2017年08月
蘇軾、山に登る
蘇軾は友人弟子が多く、彼らとの贈答・交遊の詩が多いのですが、一方自然を愛し、自然の美しさを詠った詩も多くあります。今回は山に登った詩を選んだのですが、山と言ってもたいして高い山ではなく、せいぜいがハイキング程度の山のようですね。どちらも公務の間に登ったようですので、勤務地近くの名勝のようです。
登玲瓏山 (玲瓏山に登る)
蘇軾38歳、杭州通判(副知事)の時の作。
何年僵立兩蒼龍, 何れの年よりか 僵立(きょうりつ)す 両蒼龍
瘦脊盤盤尚倚空。 瘦脊(そうせき)盤盤として 尚お空に倚る
翠浪舞翻紅罷亞, 翠浪 舞い翻える 紅の罷亞(はあ)
白雲穿破碧玲瓏。 白雲 穿ち破る 碧き玲瓏
三休亭上工延月, 三休亭上 工みに月を延(ひ)き
九折巖前巧貯風。 九折巌前 巧みに風を貯う
腳力盡時山更好, 脚力 尽くる時 山更に好し
莫將有限趁無窮。 有限を将って 無窮を趁(お)う莫れ
いったい何時の時から聳え立っているのだろうか、この二つの青い竜の姿をした岩山は? 痩せた背骨が重なり合って今も空に寄りかかっている。
風に舞い靡く緑野の中の紅に実る稲田。白雲を突き抜ける青い玲瓏山。
路上にある三休亭は巧みに月を引き入れて見せてくれ、また九折巌は上手に涼風を貯える。

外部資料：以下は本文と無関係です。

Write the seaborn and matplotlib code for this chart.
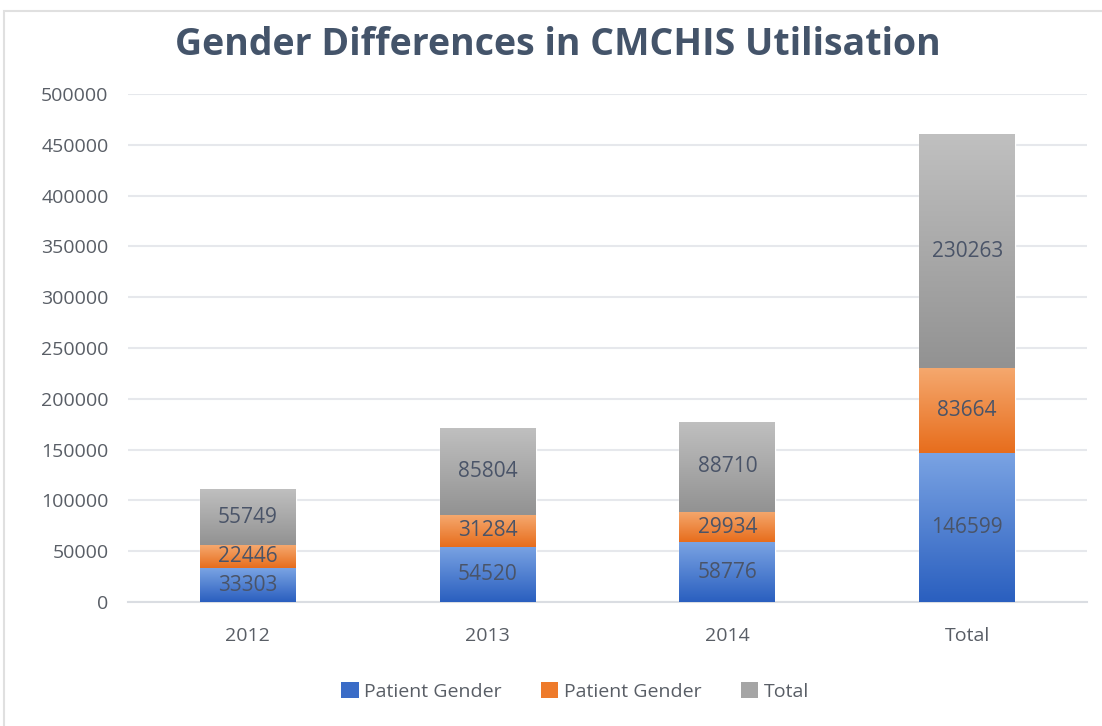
import numpy as np
import pandas as pd
import seaborn as sns
import matplotlib.pyplot as plt
from matplotlib.patches import Patch, Rectangle
from matplotlib.colors import LinearSegmentedColormap

# Data
categories = ['2012', '2013', '2014', 'Total']
male = [33303, 54520, 58776, 146599]
female = [22446, 31284, 29934, 83664]
total = [55749, 85804, 88710, 230263]
series_names = ['Patient Gender', 'Patient Gender', 'Total']

# top / bottom colours for the Excel-like gradient fills
grad = [('#7aa3e3', '#2a5fbf'), ('#f5a86e', '#e76d1c'), ('#c0c0c0', '#929292')]
solid = ['#3a6cc7', '#ee7a2a', '#a5a5a5']

sns.set_style('white')
plt.rcParams['font.family'] = ['Open Sans', 'DejaVu Sans']

fig = plt.figure(figsize=(11.02, 7.26), dpi=100)
ax = fig.add_axes([0.1162, 0.1708, 0.8702, 0.6997])

df = pd.DataFrame({'Year': categories, 'male': male, 'female': female, 'total': total})
bottoms = [np.zeros(len(df)), df['male'].values, (df['male'] + df['female']).values]
cols = ['male', 'female', 'total']

for col, bot, c in zip(cols, bottoms, solid):
    sns.barplot(data=df, x='Year', y=col, bottom=bot, color=c, width=0.4,
                saturation=1, ax=ax, zorder=2)

# gradient overlay on each bar segment
n = len(categories)
for i, p in enumerate(ax.patches):
    top_c, bot_c = grad[i // n]
    cmap = LinearSegmentedColormap.from_list('g', [bot_c, top_c])
    x0, y0 = p.get_x(), p.get_y()
    w, h = p.get_width(), p.get_height()
    im = ax.imshow(np.linspace(0, 1, 256).reshape(-1, 1), cmap=cmap, origin='lower',
                   extent=[x0, x0 + w, y0, y0 + h], aspect='auto', zorder=3)
    im.set_clip_path(p)
    cx = x0 + w / 2
    ax.text(cx, y0 + h / 2, f'{int(round(h))}', ha='center', va='center',
            fontsize=15, color='#4a5468', zorder=4)

ax.set_xlim(-0.5, 3.5)
ax.set_ylim(0, 500000)
ax.set_yticks(np.arange(0, 500001, 50000))
ax.set_yticklabels([str(v) for v in range(0, 500001, 50000)])
ax.grid(axis='y', color='#e6e8ec', lw=1.5, zorder=0)
ax.set_axisbelow(True)
for s in ['top', 'right', 'left']:
    ax.spines[s].set_visible(False)
ax.spines['bottom'].set_color('#dadde2')
ax.spines['bottom'].set_linewidth(1.5)
ax.tick_params(axis='both', length=0, labelsize=14, labelcolor='#595e66')
ax.tick_params(axis='y', pad=14)
ax.tick_params(axis='x', pad=18)
ax.set_xlabel('')
ax.set_ylabel('')

fig.text(0.506, 0.938, 'Gender Differences in CMCHIS Utilisation', ha='center', va='center',
         fontsize=27, fontweight='bold', color='#44546a')

handles = [Patch(facecolor=c, edgecolor='none') for c in solid]
fig.legend(handles, series_names, loc='center', bbox_to_anchor=(0.522, 0.048), ncol=3,
           frameon=False, fontsize=14, labelcolor='#595e66', handlelength=0.9,
           handleheight=0.9, handletextpad=0.3, columnspacing=2.0)

fig.patches.append(Rectangle((0.004, -0.01), 1.0, 0.995, transform=fig.transFigure,
                             fill=False, edgecolor='#e0e0e0', lw=1.5))

fig.savefig('out.png', dpi=100)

脚力の続く限り歩いて立ち止まり、眺める山は美しい。この有限の力しか持たぬ人の身で限りない理想を追い求めようとはするまい。
玲瓏山:杭州郊外にある山(標高353m)
登雲龍山 (雲龍山に登る)
蘇軾43歳、徐州知事の時の作。
醉中走上黃茆岡, 醉中 走りて上る 黃茅岡
滿岡亂石如群羊。 満岡の乱石 群羊の如し
岡頭醉倒石作床, 岡頭 酔倒して 石 床と作る
仰看白雲天茫茫。 仰ぎて白雲を看れば 天茫茫
歌聲落谷秋風長, 歌声 谷に落ちて 秋風長し
路人舉首東南望, 路人 首を挙げて 東南を望み
拍手大笑使君狂。 手を拍って大笑す 使君狂せりと
酔っ払って黄茅岡に走り上がれば、岡の上いっぱいに散らばる石はまるで羊の群れのよう。
岡の上に酔って寝転ぶと石がベッドとなる。白雲を仰ぎ見ると天は茫茫として限りない。
私の歌声は谷間を下り秋風の中に長く響き渡る。
道行く人は頭を上げて東南の声の聞こえてくる方を眺め、私を見つけて、「知事さまは狂ってしまわれた」と手を拍って大笑いしている。
雲龍山:徐州の南にある山(岡?)、標高142m
黄茅岡:雲龍山の尾根続きにある岡
この詩は全句韻を踏んでおり、しかも七句という奇数句からなる七言古詩で非常に珍しい。